Your beautifully optimized code is useless if it takes 10 seconds to download. This category is about getting the right code to the user as efficiently as possible. Parse time and network transfer are huge performance bottlenecks.

• Implement code splitting and lazy loading. Don't ship your entire admin dashboard code to a public visitor. Use dynamic imports (`import()`) to split your bundle by route or by component. Load non-critical parts (modals, below-the-fold content) only when needed.
• Minify, compress, and tree-shake. Minification removes whitespace and shortens names. Compression (Brotli is better than Gzip in 2026) squeezes it further for transfer. Tree-shaking, done by bundlers like Webpack or Vite, removes unused code from your final bundle. This is your production build baseline.
• Utilize modern ES modules. Native ES modules allow the browser to efficiently load dependencies. Consider using a CDN for common libraries—if a user already has React loaded from a popular CDN by visiting another site, your site might benefit from the cached version.
• Analyze bundle composition. Run a tool like Webpack Bundle Analyzer. You'll get a visual treemap of your bundle. It instantly shows you if you've accidentally bundled a 500KB icon library or three different versions of Lodash. You can't fix a problem you can't see.

Advanced Patterns & 2026 Best Practices

JavaScript evolves. The patterns that were clever five years ago might be obsolete or even harmful today. This section is about writing idiomatic, modern, and efficient code that takes advantage of the language's current strengths.

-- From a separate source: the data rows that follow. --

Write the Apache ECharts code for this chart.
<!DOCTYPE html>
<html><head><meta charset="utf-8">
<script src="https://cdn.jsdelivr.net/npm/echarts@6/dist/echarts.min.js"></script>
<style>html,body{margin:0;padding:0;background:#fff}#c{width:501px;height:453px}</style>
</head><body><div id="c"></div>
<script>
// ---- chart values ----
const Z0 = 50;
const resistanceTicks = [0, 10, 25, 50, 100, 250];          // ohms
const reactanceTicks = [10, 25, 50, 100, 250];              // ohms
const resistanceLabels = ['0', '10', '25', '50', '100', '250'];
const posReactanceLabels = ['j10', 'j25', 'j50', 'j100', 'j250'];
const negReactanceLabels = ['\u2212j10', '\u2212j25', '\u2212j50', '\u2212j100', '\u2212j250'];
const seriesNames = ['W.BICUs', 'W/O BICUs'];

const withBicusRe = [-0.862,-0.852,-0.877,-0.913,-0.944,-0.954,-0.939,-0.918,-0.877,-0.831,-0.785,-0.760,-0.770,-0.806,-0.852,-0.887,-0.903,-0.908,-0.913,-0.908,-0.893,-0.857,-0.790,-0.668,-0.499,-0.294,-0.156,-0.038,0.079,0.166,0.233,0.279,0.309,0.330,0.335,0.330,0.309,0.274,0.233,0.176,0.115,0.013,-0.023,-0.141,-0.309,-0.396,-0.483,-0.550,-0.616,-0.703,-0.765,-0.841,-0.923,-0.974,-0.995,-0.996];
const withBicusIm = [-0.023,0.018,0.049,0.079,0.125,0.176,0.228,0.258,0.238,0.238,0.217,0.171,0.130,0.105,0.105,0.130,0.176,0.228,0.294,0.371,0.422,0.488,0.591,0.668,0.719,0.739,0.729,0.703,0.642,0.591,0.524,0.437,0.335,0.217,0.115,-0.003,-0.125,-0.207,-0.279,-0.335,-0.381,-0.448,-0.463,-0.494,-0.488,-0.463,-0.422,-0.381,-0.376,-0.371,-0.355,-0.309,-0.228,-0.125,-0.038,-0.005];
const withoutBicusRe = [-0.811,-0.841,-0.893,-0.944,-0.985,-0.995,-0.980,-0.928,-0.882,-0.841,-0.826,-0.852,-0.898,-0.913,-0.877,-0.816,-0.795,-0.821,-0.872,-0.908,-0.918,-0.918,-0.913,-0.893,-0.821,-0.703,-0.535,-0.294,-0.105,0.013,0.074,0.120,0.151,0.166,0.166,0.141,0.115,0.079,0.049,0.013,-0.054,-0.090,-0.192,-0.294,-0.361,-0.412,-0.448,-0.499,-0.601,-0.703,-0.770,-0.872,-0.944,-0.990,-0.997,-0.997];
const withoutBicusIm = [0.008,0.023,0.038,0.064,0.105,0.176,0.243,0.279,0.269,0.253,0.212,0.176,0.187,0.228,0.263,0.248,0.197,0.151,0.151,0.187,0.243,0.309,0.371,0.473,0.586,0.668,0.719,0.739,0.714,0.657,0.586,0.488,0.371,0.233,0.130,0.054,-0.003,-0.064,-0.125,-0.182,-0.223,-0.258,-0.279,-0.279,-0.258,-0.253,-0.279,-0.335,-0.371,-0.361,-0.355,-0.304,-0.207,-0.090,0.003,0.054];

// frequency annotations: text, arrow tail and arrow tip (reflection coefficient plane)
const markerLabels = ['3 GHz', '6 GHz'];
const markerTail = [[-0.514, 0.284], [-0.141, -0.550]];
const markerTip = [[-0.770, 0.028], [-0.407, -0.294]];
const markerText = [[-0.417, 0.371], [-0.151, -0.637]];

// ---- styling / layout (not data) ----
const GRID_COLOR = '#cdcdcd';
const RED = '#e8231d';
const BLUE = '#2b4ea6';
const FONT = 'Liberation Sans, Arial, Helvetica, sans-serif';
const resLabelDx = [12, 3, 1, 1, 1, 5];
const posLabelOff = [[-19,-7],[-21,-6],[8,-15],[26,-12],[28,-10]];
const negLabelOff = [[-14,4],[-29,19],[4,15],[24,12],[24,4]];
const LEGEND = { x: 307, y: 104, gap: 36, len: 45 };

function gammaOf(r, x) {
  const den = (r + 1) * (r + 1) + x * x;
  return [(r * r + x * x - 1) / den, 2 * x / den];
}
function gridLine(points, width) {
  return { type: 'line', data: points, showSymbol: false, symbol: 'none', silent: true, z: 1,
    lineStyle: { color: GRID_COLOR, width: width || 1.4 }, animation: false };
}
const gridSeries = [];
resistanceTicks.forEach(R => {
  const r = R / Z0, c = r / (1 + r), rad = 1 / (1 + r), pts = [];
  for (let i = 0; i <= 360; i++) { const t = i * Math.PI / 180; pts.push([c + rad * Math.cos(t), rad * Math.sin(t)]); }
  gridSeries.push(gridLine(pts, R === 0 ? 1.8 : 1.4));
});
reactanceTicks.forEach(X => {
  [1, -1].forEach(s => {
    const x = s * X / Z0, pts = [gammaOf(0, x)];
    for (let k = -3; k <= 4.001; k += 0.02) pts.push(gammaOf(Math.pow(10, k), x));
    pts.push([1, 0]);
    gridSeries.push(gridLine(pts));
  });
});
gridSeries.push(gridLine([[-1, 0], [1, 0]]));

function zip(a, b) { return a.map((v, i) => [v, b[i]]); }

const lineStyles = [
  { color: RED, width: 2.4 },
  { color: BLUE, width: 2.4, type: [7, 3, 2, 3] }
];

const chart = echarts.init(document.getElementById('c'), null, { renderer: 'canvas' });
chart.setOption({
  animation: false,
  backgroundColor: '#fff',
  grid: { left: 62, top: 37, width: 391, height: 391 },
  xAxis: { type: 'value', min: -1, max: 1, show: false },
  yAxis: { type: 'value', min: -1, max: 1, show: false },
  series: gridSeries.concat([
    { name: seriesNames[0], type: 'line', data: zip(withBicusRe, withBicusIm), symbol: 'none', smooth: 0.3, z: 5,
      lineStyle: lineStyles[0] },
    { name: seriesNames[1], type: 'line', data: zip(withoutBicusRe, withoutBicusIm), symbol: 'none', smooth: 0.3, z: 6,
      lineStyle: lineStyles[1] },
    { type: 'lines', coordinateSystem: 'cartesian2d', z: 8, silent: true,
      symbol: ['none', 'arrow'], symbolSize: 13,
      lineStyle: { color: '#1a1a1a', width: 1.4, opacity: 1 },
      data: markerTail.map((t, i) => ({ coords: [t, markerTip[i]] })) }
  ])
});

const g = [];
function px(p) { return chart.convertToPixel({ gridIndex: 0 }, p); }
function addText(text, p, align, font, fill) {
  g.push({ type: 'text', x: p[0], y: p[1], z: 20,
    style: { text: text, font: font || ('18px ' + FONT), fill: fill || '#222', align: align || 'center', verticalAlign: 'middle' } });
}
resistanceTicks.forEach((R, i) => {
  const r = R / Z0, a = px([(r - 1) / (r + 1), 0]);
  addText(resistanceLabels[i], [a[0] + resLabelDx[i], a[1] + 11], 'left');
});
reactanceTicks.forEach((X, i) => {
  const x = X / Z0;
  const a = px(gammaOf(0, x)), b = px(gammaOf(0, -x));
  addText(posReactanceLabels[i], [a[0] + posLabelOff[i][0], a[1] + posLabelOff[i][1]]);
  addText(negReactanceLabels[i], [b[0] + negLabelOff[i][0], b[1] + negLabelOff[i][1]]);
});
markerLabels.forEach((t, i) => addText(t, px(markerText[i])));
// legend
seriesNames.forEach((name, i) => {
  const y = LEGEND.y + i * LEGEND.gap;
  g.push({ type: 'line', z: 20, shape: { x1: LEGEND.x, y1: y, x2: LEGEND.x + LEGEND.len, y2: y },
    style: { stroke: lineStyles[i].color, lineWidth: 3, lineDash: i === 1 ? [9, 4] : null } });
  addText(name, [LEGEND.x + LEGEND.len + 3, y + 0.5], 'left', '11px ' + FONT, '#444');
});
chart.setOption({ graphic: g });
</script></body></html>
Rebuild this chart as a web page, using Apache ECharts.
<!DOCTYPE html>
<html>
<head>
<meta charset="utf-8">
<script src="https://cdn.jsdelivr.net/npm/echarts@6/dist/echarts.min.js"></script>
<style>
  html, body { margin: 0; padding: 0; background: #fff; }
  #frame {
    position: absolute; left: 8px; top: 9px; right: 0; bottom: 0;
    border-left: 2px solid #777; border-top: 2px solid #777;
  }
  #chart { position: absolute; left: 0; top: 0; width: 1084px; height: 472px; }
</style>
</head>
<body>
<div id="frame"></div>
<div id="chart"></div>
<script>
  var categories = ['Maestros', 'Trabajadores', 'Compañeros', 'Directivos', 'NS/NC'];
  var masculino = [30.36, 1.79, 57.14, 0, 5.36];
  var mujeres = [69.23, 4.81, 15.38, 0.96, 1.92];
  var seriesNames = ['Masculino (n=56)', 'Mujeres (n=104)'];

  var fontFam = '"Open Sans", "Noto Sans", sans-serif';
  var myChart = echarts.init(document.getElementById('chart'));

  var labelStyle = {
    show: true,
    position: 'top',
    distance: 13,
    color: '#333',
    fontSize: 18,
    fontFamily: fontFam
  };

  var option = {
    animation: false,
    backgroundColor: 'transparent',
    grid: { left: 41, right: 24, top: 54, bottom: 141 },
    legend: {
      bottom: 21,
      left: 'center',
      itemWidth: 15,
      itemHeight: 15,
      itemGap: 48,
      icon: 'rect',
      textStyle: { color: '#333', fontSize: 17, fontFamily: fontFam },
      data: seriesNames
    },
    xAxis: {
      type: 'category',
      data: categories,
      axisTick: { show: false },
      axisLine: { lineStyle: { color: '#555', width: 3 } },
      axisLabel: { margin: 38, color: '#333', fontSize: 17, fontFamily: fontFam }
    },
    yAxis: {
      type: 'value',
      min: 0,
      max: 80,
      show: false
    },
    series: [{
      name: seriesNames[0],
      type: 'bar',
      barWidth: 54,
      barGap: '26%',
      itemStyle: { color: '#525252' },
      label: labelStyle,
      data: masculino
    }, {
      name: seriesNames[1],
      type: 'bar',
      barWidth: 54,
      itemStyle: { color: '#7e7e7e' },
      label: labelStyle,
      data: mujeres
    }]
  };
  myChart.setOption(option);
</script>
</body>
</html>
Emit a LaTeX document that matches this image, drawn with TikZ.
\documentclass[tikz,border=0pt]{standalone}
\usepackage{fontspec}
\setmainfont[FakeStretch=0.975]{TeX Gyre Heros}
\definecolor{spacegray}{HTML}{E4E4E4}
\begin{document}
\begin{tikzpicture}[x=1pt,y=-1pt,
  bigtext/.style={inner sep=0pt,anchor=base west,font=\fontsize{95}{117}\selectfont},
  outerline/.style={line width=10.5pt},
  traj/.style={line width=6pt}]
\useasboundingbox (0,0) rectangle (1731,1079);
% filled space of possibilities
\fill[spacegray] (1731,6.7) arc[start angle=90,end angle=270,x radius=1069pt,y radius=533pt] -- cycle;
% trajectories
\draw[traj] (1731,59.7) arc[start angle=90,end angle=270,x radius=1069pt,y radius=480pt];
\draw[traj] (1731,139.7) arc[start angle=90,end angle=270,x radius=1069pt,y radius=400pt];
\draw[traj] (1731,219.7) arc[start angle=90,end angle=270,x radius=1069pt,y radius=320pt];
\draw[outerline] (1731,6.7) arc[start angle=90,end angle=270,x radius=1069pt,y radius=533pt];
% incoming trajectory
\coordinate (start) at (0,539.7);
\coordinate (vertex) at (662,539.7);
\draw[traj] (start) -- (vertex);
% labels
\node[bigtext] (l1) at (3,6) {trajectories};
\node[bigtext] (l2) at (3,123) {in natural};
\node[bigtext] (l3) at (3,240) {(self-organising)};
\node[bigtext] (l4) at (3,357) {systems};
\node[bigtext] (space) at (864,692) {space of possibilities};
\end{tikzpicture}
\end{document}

• Replace legacy patterns. For iterating over arrays or other iterables, `for...of` is often cleaner and less error-prone than a classic C-style `for` loop. `const` and `let` provide better scoping than `var`. Use the modern tool for clarity and safety.
• Use declarative array methods judiciously. `map`, `filter`, and `reduce` are fantastic for readability. But chaining five of them on a 10,000-item array has a cost. Sometimes an old-school loop is faster. Profile and know when to break the pattern for performance.
• Employ memoization techniques. If a pure function is called repeatedly with the same arguments, cache the result. In React, hooks like `useMemo` and `useCallback` prevent unnecessary re-calculations and re-renders. Don't do the same expensive work twice.
• Adopt newer, faster APIs. Keep an eye on the language and platform. New methods like `Array.prototype.at()` or APIs like the `URLPattern` interface are often more performant and expressive than the older code you'd write to achieve the same result.

Final Verification & Continuous Monitoring

Optimization isn't a one-and-done task. It's a cycle. You made changes; now you have to prove they worked and put systems in place to prevent backsliding as new features get added.

• Re-run your initial performance audits. Go back to the DevTools Performance and Memory tabs. Run Lighthouse again. Compare the new numbers directly against the baseline you established at the start. Did you hit your goals? This is the only way to know for sure.
• Integrate performance budgets and Lighthouse CI. A performance budget says, "Our main bundle must be under 150KB." Lighthouse CI can fail a build or pull request if key metrics regress. This bakes performance guardrails directly into your development process.
• Set up real-user monitoring (RUM). Synthetic tests in your build pipeline are great, but they don't reflect real-world conditions on a slow 3G connection in a different country. RUM tools collect performance data from actual users, showing you how your optimizations play out in the wild over time.